◆ DATASET EXTRACT

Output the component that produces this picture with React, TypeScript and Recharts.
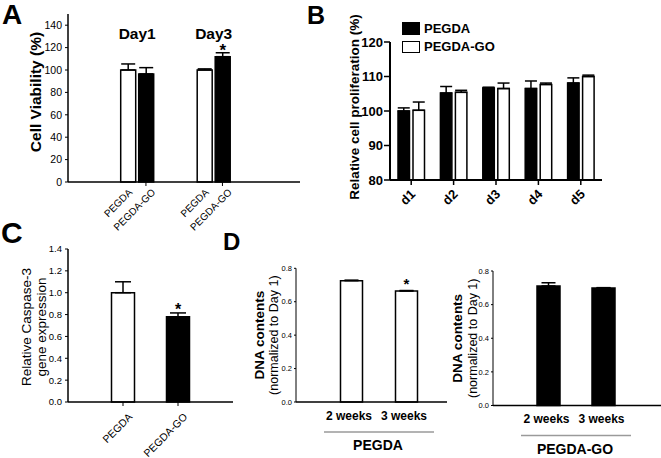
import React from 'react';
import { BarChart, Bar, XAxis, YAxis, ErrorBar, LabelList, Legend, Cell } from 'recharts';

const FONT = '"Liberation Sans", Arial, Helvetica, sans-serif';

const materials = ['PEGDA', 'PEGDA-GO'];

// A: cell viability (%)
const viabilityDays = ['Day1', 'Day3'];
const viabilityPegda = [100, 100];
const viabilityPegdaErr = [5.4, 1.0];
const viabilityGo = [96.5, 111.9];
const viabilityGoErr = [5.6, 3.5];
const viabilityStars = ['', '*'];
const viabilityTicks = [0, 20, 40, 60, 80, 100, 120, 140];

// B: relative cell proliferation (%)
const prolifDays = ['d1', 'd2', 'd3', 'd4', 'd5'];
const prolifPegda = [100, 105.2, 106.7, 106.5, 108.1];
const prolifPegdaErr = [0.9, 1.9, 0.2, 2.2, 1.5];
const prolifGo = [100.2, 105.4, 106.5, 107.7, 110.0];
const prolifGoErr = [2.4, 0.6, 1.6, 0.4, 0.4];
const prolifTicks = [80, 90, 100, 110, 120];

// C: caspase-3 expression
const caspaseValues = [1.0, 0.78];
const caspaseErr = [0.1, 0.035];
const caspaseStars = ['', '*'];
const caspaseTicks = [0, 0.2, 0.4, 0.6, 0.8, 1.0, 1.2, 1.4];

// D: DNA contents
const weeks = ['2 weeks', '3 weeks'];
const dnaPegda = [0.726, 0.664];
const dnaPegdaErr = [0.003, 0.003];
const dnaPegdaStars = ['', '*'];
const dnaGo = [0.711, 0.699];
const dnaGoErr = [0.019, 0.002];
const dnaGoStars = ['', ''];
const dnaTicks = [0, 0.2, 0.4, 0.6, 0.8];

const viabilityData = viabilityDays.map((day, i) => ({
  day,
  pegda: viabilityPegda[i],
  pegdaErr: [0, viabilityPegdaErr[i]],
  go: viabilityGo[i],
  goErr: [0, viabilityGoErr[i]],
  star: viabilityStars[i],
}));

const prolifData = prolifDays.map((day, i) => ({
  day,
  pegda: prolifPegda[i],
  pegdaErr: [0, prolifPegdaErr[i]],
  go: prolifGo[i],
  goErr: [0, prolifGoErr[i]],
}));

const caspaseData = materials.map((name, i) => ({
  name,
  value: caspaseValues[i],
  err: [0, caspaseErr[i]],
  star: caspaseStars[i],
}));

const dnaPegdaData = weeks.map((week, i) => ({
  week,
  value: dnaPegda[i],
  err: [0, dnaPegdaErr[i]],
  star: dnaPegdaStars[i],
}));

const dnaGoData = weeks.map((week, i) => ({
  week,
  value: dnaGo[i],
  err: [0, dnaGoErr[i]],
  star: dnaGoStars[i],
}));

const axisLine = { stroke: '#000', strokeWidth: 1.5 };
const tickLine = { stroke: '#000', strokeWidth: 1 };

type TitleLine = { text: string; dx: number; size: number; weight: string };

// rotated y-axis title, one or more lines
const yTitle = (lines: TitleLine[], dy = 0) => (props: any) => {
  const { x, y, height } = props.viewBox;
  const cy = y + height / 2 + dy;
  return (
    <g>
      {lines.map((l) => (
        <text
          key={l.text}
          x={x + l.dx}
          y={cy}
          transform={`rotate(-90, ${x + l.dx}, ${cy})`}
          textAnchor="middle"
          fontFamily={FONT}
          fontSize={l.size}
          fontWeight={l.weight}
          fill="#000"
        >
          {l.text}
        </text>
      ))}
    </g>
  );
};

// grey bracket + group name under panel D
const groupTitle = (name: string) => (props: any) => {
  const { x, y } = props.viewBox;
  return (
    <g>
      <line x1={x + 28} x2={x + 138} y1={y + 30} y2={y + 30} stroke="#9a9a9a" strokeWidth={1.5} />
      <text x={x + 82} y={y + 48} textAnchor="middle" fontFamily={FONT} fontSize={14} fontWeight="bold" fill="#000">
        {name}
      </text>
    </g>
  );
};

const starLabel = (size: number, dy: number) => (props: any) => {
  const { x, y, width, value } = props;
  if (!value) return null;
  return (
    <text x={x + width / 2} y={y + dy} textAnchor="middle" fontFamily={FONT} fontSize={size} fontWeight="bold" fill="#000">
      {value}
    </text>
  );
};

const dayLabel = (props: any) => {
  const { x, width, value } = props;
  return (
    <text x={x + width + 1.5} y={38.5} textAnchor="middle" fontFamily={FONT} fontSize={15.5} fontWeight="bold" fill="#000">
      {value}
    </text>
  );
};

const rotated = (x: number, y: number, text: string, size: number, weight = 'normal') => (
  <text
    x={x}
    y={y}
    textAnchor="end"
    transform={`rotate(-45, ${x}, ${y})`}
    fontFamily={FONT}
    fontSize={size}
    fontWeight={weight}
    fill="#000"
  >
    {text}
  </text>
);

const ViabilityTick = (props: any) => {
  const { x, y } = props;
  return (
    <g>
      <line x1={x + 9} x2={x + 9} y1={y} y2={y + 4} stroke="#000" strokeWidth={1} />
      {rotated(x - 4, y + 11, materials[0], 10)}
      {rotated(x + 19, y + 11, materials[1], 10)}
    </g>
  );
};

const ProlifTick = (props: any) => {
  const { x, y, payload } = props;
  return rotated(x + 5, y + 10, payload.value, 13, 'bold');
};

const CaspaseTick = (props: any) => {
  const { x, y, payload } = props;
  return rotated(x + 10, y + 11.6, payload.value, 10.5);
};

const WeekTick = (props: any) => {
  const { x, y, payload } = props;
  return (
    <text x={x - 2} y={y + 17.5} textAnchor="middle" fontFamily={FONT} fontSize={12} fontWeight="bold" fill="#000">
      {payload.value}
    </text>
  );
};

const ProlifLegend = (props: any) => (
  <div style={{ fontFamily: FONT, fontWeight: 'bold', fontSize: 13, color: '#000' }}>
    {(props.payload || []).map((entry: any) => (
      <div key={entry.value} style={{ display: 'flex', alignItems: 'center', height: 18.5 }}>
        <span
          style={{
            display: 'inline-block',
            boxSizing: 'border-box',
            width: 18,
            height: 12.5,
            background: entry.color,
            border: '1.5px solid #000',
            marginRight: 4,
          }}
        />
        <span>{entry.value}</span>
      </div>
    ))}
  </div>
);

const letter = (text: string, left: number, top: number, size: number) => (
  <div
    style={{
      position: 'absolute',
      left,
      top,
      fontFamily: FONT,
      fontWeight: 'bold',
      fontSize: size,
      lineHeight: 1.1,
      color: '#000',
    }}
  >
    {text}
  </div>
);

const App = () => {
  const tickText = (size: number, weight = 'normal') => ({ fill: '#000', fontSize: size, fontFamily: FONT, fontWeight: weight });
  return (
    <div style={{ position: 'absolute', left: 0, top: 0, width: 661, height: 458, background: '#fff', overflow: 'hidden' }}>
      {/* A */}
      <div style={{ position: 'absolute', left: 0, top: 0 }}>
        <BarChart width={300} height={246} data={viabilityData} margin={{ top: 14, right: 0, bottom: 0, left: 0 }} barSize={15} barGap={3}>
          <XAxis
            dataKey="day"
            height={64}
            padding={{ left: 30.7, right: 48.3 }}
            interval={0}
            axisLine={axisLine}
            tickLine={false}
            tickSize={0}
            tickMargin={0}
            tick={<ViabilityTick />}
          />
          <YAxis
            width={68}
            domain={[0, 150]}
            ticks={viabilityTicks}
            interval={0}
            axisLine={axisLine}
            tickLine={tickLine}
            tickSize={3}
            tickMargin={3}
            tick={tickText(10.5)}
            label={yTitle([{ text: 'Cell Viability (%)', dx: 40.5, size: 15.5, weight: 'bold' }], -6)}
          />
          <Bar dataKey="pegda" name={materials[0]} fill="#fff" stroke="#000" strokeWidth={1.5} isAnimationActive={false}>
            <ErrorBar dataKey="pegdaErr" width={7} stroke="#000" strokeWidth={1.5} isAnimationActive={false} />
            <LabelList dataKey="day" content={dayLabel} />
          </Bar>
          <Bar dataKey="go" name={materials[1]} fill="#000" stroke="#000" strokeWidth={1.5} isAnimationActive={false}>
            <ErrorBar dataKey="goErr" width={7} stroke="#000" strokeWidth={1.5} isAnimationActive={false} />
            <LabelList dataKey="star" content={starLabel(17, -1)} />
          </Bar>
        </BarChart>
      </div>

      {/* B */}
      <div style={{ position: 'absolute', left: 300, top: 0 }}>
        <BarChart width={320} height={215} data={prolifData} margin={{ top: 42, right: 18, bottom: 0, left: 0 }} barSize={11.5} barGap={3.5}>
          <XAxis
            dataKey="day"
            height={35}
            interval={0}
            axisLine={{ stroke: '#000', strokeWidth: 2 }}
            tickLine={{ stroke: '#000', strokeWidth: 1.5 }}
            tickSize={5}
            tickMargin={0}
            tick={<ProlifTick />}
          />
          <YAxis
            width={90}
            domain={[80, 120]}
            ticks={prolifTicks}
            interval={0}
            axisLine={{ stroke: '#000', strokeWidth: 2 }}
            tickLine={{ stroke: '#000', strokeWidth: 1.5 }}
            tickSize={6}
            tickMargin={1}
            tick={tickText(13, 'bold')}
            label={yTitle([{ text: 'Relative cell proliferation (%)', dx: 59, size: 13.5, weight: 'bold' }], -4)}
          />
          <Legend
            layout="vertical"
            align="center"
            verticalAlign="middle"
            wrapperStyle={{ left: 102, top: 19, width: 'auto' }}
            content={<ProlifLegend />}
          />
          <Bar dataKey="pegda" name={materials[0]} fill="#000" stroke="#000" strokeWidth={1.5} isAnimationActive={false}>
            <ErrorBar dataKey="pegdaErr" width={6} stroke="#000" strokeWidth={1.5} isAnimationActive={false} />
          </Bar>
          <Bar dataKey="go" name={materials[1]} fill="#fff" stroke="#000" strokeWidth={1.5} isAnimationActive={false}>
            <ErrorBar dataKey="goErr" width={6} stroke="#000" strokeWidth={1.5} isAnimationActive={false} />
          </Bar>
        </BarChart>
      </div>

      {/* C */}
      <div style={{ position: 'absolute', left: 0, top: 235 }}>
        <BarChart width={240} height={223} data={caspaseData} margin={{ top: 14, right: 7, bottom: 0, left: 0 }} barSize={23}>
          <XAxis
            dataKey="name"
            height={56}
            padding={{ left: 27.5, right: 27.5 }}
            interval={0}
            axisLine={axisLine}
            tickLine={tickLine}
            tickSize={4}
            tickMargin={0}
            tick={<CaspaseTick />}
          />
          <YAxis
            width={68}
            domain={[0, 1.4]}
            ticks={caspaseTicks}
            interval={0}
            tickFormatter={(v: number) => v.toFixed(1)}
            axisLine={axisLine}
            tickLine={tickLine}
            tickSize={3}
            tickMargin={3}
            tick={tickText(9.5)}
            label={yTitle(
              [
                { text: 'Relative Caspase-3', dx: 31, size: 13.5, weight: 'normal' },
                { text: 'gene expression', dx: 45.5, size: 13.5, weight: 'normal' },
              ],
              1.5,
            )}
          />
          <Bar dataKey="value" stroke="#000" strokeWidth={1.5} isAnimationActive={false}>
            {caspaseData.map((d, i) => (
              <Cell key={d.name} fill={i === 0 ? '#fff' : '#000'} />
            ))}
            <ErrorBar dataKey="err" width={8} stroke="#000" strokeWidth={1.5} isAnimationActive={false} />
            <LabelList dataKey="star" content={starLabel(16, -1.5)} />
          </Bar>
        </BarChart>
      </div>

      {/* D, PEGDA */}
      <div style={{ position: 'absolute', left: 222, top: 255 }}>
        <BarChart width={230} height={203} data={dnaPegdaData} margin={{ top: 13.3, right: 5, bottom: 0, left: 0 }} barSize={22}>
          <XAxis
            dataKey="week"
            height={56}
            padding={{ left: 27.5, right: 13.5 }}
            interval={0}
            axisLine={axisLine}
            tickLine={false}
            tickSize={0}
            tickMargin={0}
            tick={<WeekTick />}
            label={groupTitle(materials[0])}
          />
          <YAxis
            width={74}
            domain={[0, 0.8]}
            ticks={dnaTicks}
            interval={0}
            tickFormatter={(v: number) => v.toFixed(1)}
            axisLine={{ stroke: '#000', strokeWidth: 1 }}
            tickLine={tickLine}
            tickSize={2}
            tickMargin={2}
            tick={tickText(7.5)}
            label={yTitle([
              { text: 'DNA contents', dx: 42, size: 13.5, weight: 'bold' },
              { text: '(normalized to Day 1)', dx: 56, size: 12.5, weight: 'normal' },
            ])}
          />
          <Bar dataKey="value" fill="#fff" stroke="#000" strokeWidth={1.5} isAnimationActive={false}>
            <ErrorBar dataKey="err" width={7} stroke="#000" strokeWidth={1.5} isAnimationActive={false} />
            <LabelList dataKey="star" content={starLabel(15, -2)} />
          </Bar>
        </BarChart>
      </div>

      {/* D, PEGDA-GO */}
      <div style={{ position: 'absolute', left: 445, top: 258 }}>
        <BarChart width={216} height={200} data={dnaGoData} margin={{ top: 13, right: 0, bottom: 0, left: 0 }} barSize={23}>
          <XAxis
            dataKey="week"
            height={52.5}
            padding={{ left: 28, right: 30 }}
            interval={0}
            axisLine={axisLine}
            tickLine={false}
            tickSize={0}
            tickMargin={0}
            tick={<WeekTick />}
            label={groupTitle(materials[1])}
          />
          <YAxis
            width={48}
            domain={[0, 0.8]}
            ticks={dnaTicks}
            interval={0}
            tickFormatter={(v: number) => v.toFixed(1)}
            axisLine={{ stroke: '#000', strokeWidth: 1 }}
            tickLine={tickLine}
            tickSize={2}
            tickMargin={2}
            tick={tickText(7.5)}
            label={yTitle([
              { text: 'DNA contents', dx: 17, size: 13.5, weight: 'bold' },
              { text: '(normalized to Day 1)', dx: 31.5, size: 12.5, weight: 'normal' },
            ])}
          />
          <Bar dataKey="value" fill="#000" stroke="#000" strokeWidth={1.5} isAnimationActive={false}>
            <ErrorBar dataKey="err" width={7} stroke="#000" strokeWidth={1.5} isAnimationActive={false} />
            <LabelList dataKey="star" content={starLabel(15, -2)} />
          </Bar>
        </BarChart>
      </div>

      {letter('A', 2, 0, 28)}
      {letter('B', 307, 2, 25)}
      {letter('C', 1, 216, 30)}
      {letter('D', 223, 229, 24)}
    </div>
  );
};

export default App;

◆ PROBLEM TO SOLVE
Leave out the pictures and repeat the lines from the start of the material through the line with "const materials = ['PEGDA', 'PEGDA-GO'];", inclusive.

◆ REPLY
Output the component that produces this picture with React, TypeScript and Recharts.
import React from 'react';
import { BarChart, Bar, XAxis, YAxis, ErrorBar, LabelList, Legend, Cell } from 'recharts';

const FONT = '"Liberation Sans", Arial, Helvetica, sans-serif';

const materials = ['PEGDA', 'PEGDA-GO'];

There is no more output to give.